The following example CSV file defines parallel data in a format that Amazon Translate accepts. In this file, English (en) is the source language. Spanish (es) and Chinese (zh) are the target languages. As an input file for parallel data, it provides several examples that Amazon Translate can use to tailor the output of a batch job.

Example CSV input file

en,es,zh Amazon Translate is a neural machine translation service.,Amazon Translate es un servicio de traducción automática basado en redes neuronales.,Amazon Translate 是一项神经机器翻译服务。 Neural machine translation is a form of language translation automation that uses deep learning models.,La traducción automática neuronal es una forma de automatizar la traducción de lenguajes utilizando modelos de aprendizaje profundo.,神经机器翻译使用深度学习模型,是一种语言翻译自动化的形式。 Amazon Translate allows you to localize content for international users.,Amazon Translate le permite localizar contenido para usuarios internacionales.,Amazon Translate 允许您为国际用户本地化内容。

CSV requirements

Remember the following requirements from Amazon Translate when you define your parallel data in a CSV file:

  • The first row consists of the language codes. The first code is the source language, and each subsequent code is a target language.

  • Each field in the first column contains source text. Each field in a subsequent column contains a target translation.

  • If the text in any field contains a comma, the text must be enclosed in double quote (") characters.

  • A text field cannot span multiple lines.

  • Fields cannot start with the following characters: +, -, =, @. This requirement applies whether or not the field is enclosed in double quotes (").

  • If the text in a field contains a double quote ("), it must be escaped with a double quote. For example, text such as:

    34" monitor

    Must be written as:

    34"" monitor
  • While processing your input file, Amazon Translate will skip certain lines or fields if it encounters fields that are empty or contain only white space:

    • If a source text field is empty, Amazon Translate skips the line that it occupies.

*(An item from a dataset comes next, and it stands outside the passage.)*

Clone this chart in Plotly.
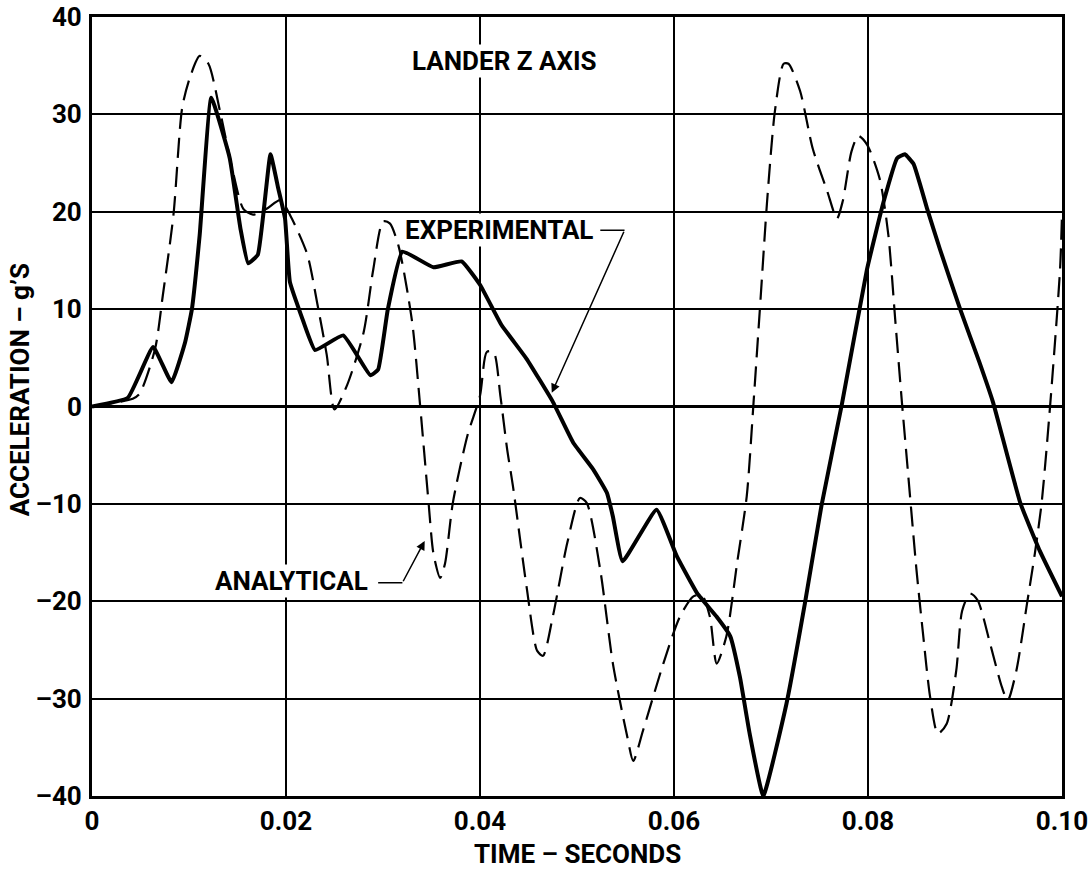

    • If a target translation field is empty, Amazon Translate skips only that field.

  • While processing your input file, Amazon Translate skips certain lines or fields if it encounters fields that exceed 1000 bytes:

    • If a source text field exceeds the byte limit, Amazon Translate skips the line that it occupies.

    • If a target translation field exceeds the byte limit, Amazon Translate skips only that field.

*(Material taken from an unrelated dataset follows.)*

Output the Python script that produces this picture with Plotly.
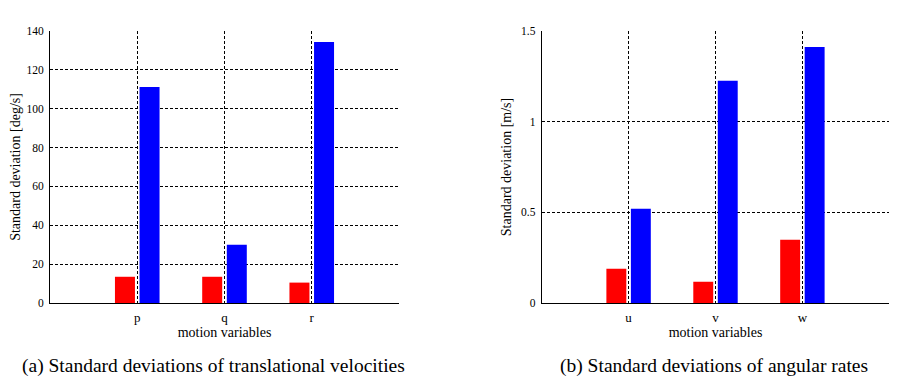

  • If the input file contains multiple records with the same source text, Amazon Translate uses the record that occurs closest to the end of the file.

TSV

The following example TSV file defines parallel data in a format that Amazon Translate accepts. In this file, English (en) is the source language. Spanish (es) and Chinese (zh) are the target languages. As an input file for parallel data, it provides several examples that Amazon Translate can use to tailor the output of a batch job.

Example TSV input file

en es zh Amazon Translate is a neural machine translation service. Amazon Translate es un servicio de traducción automática basado en redes neuronales. Amazon Translate 是一项神经机器翻译服务。 Neural machine translation is a form of language translation automation that uses deep learning models. La traducción automática neuronal es una forma de automatizar la traducción de lenguajes utilizando modelos de aprendizaje profundo. 神经机器翻译使用深度学习模型,是一种语言翻译自动化的形式。 Amazon Translate allows you to localize content for international users. Amazon Translate le permite localizar contenido para usuarios internacionales. Amazon Translate 允许您为国际用户本地化内容。

TSV requirements

Remember the following requirements from Amazon Translate when you define your parallel data in a TSV file:

  • The first row consists of the language codes. The first code is the source language, and each subsequent code is a target language.

  • Each field in the first column contains source text. Each field in a subsequent column contains a target translation.

  • If the text in any field contains a tab character, the text must be enclosed in double quote (") characters.

  • A text field cannot span multiple lines.

  • Fields cannot start with the following characters: +, -, =, @. This requirement applies whether or not the field is enclosed in double quotes (").

  • If the text in a field contains a double quote ("), it must be escaped with a double quote. For example, text such as:

    34" monitor

    Must be written as:

    34"" monitor
  • While processing your input file, Amazon Translate skips certain lines or fields if it encounters fields that are empty or contain only white space:

    • If a source text field is empty, Amazon Translate skips the line that it occupies.

    • If a target translation field is empty, Amazon Translate skips only that field.

  • While processing your input file, Amazon Translate skips certain lines or fields if it encounters fields that exceed 1000 bytes:

    • If a source text field exceeds the byte limit, Amazon Translate skips the line that it occupies.

    • If a target translation field exceeds the byte limit, Amazon Translate skips only that field.

  • If the input file contains multiple records with the same source text, Amazon Translate uses the record that occurs closest to the end of the file.